I admit that some months I am so busy that I toss Significance out without reading it – this is the magazine of the American Statistical Association (ASA) and Royal Statistical Society. No, I don’t pile up things to read later because I never do read them later.
Anyway … taking two days off work, I have been doing a lot of reading. Here is just one example of why Significance is a treat, from a discussion of how many school playing fields really had been sold, was it 5,000 or 10,000 or 500? Where did these published numbers come from?
“It seems almost literally the case that someone made a flagrant guess, added some wild assumptions, extrapolated from a year and a half’s wrong data to 20 years of even wronger data, then divided by 2 for luck and rounded it down. For further details of this rather wonderful method of not getting anything right, see the Royal Statistical Society’s Getstats website. ... “
Wins the prize for combining scholarly and snarky. One article on research on anti-depressants, I copied and sent to a mental health advocate with a special interest in this area. A second article on yelling at the radio and twelve criteria for judging the value of a health study, I scanned and uploaded as recommended reading for my class. There were other articles, like the use of data “sonification” as well as visualization – which is something you have engaged in any time you took your car in because the engine “sounded funny”.

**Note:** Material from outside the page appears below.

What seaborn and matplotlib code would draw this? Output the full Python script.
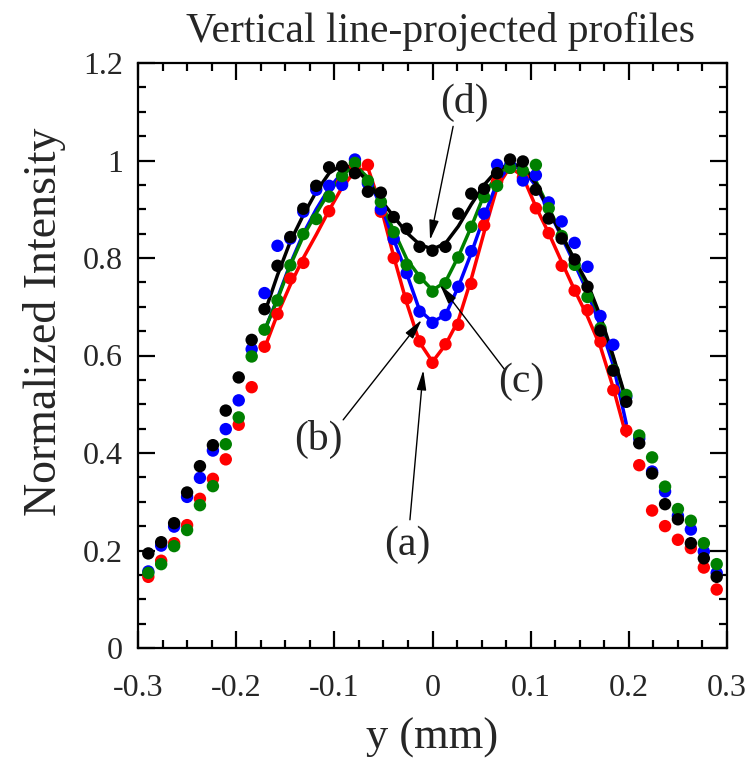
import numpy as np
import pandas as pd
import matplotlib
matplotlib.use("Agg")
import matplotlib.pyplot as plt
import seaborn as sns
from matplotlib.ticker import MultipleLocator

# ---------------- data ----------------
y_mm = [-0.2895, -0.2764, -0.2632, -0.2500, -0.2369, -0.2237, -0.2106, -0.1974, -0.1842,
        -0.1711, -0.1579, -0.1448, -0.1316, -0.1184, -0.1053, -0.0921, -0.0790, -0.0658,
        -0.0526, -0.0395, -0.0263, -0.0132, 0.0, 0.0132, 0.0263, 0.0395, 0.0526, 0.0658,
        0.0790, 0.0921, 0.1053, 0.1184, 0.1316, 0.1448, 0.1579, 0.1711, 0.1842, 0.1974,
        0.2106, 0.2237, 0.2369, 0.2500, 0.2632, 0.2764, 0.2895]

red_pts = [0.146, 0.179, 0.215, 0.252, 0.306, 0.347, 0.387, 0.458, 0.535, 0.618, 0.685, 0.758,
           0.790, np.nan, 0.896, 0.955, 0.990, 0.991, 0.895, 0.800, 0.717, 0.629, 0.585, 0.623,
           0.663, 0.747, 0.867, 0.957, 0.985, 0.965, 0.902, 0.851, 0.784, 0.733, 0.693, 0.628,
           0.529, 0.446, 0.375, 0.282, 0.250, 0.222, 0.205, 0.165, 0.120]
blue_pts = [0.157, 0.210, 0.249, 0.310, 0.349, 0.405, 0.449, 0.508, 0.613, 0.728, 0.825, 0.840,
            0.895, 0.940, 0.948, 0.950, 1.002, 0.953, 0.900, 0.839, 0.769, 0.690, 0.667, 0.683,
            0.741, 0.814, 0.891, 0.991, 0.990, 0.959, 0.970, 0.914, 0.875, 0.831, 0.782, 0.681,
            0.622, 0.515, 0.430, 0.362, 0.321, 0.271, 0.243, 0.198, 0.154]
green_pts = [0.154, 0.172, 0.209, 0.242, 0.293, 0.332, 0.418, 0.473, 0.598, 0.653, 0.713, 0.785,
             0.849, 0.880, 0.926, 0.968, 0.995, 0.958, 0.915, 0.853, 0.786, 0.759, 0.731, 0.748,
             0.801, 0.864, 0.925, 0.948, 0.985, 0.979, 0.991, 0.902, 0.845, 0.786, 0.720, 0.656,
             0.570, 0.519, 0.436, 0.391, 0.331, 0.285, 0.261, 0.215, 0.172]
black_pts = [0.194, 0.217, 0.256, 0.319, 0.373, 0.416, 0.487, 0.555, 0.632, 0.695, 0.784, 0.843,
             0.901, 0.948, 0.986, 0.988, 0.974, 0.936, 0.934, 0.884, 0.860, 0.823, 0.815, 0.823,
             0.891, 0.932, 0.942, 0.974, 1.002, 0.998, 0.940, 0.881, 0.840, 0.797, 0.741, 0.651,
             0.569, 0.505, 0.420, 0.358, 0.295, 0.264, 0.215, 0.184, 0.146]

fit_x = y_mm[9:38]
red_fit = [0.615, 0.685, 0.745, 0.800, 0.848, 0.898, 0.945, 0.978, 0.985, 0.905, 0.803, 0.708,
           0.627, 0.587, 0.622, 0.672, 0.757, 0.853, 0.945, 0.987, 0.967, 0.905, 0.851, 0.792,
           0.734, 0.680, 0.618, 0.533, 0.435]
blue_fit = [0.650, 0.718, 0.788, 0.850, 0.900, 0.943, 0.975, 0.990, 0.962, 0.908, 0.838, 0.768,
            0.693, 0.669, 0.683, 0.741, 0.810, 0.885, 0.955, 0.990, 0.982, 0.948, 0.898, 0.843,
            0.788, 0.730, 0.660, 0.580, 0.460]
green_fit = [0.652, 0.715, 0.785, 0.845, 0.892, 0.935, 0.970, 0.990, 0.965, 0.915, 0.856, 0.798,
             0.762, 0.734, 0.751, 0.803, 0.864, 0.930, 0.970, 0.992, 0.988, 0.958, 0.903, 0.848,
             0.795, 0.740, 0.675, 0.595, 0.505]
black_fit = [0.687, 0.765, 0.834, 0.888, 0.936, 0.974, 0.991, 0.984, 0.957, 0.919, 0.885, 0.852,
             0.828, 0.818, 0.830, 0.865, 0.910, 0.950, 0.980, 0.994, 0.987, 0.953, 0.898, 0.847,
             0.796, 0.748, 0.680, 0.598, 0.509]

x_ticks = [-0.3, -0.2, -0.1, 0, 0.1, 0.2, 0.3]
x_ticklabels = ["-0.3", "-0.2", "-0.1", "0", "0.1", "0.2", "0.3"]
y_ticks = [0, 0.2, 0.4, 0.6, 0.8, 1.0, 1.2]
y_ticklabels = ["0", "0.2", "0.4", "0.6", "0.8", "1", "1.2"]
colors = ["#ff0000", "#0000ff", "#008000", "#000000"]

# ---------------- plot ----------------
sns.set_theme(style="ticks")
plt.rcParams["font.family"] = ["Liberation Serif", "DejaVu Serif"]

fig = plt.figure(figsize=(7.47, 7.59), dpi=100)
ax = fig.add_axes([138 / 747, 1 - 648 / 759, (727 - 138) / 747, (648 - 63) / 759])

pts = [red_pts, blue_pts, green_pts, black_pts]
fits = [red_fit, blue_fit, green_fit, black_fit]

for f, c in zip(fits, colors):
    sns.lineplot(x=fit_x, y=f, color=c, lw=2.5, sort=False, ax=ax)
for p, c in zip(pts, colors):
    sns.scatterplot(x=y_mm, y=p, color=c, s=80, edgecolor="none", linewidth=0, ax=ax, zorder=3)

ax.set_xlim(-0.3, 0.3)
ax.set_ylim(0, 1.2)
ax.set_xticks(x_ticks)
ax.set_xticklabels(x_ticklabels)
ax.set_yticks(y_ticks)
ax.set_yticklabels(y_ticklabels)
ax.xaxis.set_minor_locator(MultipleLocator(0.025))
ax.yaxis.set_minor_locator(MultipleLocator(0.05))

ax.tick_params(which="both", direction="in", top=True, right=True, width=1.6, color="black")
ax.tick_params(which="major", length=12, labelsize=23)
ax.tick_params(axis="x", which="major", pad=19)
ax.tick_params(axis="y", which="major", pad=11)
ax.tick_params(which="minor", length=6)
for s in ax.spines.values():
    s.set_linewidth(1.6)
    s.set_color("black")

ax.set_xlabel("y (mm)", fontsize=32, labelpad=10)
ax.set_ylabel("Normalized Intensity", fontsize=33)
ax.yaxis.set_label_coords(-0.122, 0.557)
ax.set_title("Vertical line-projected profiles", fontsize=30, pad=15, x=0.514)

arrow = dict(arrowstyle="-|>,head_length=1.0,head_width=0.24", color="black", lw=1.0,
             shrinkA=0, shrinkB=0)
ax.annotate("", xy=(-0.0025, 0.837), xytext=(0.021, 1.07), arrowprops=arrow)
ax.text(0.033, 1.118, "(d)", fontsize=30, ha="center", va="center")
ax.annotate("", xy=(0.0076, 0.745), xytext=(0.0739, 0.570), arrowprops=arrow)
ax.text(0.0901, 0.546, "(c)", fontsize=30, ha="center", va="center")
ax.annotate("", xy=(-0.011, 0.673), xytext=(-0.091, 0.468), arrowprops=arrow)
ax.text(-0.1166, 0.427, "(b)", fontsize=30, ha="center", va="center")
ax.annotate("", xy=(-0.0094, 0.570), xytext=(-0.023, 0.263), arrowprops=arrow)
ax.text(-0.026, 0.211, "(a)", fontsize=30, ha="center", va="center")

fig.savefig("out.png", dpi=100)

In my opinion, ASA has come a long way in popularizing statistics. The magazine is one example. I had signed up for ASA in January because I went to a local chapter meeting where the new president, Bob Rodriguez gave a talk. Since then, I went to a data hack-a-thon I heard about on an ASA email group – as an interested observer, because it was close by, and attended JSM in San Diego, was even a discussant on a panel.
My personal opinion is that ESPECIALLY IF YOU ARE A STUDENT, it’s worth signing up. The student membership is $15 ! There is even a $50 membership for the year after you graduate.
They offer a number of meetings each year. I’m still debating on whether I have time to take off to go to the Joint Statistical Meetings next year in Montreal. There is a Conference on Statistical Practice that has a very applied focus. It looks like it would be recommended for people starting out in the field.
I run into a lot of people who ask me how they could learn more about statistics, because they are in graduate school or working in a field outside of statistics but it would be very helpful for them to understand statistical analysis, results and caveats. My advice for today is to join ASA, especially if you are a student. Hell, you probably spent more than $15 on lattes to pull on all-nighter for that last exam.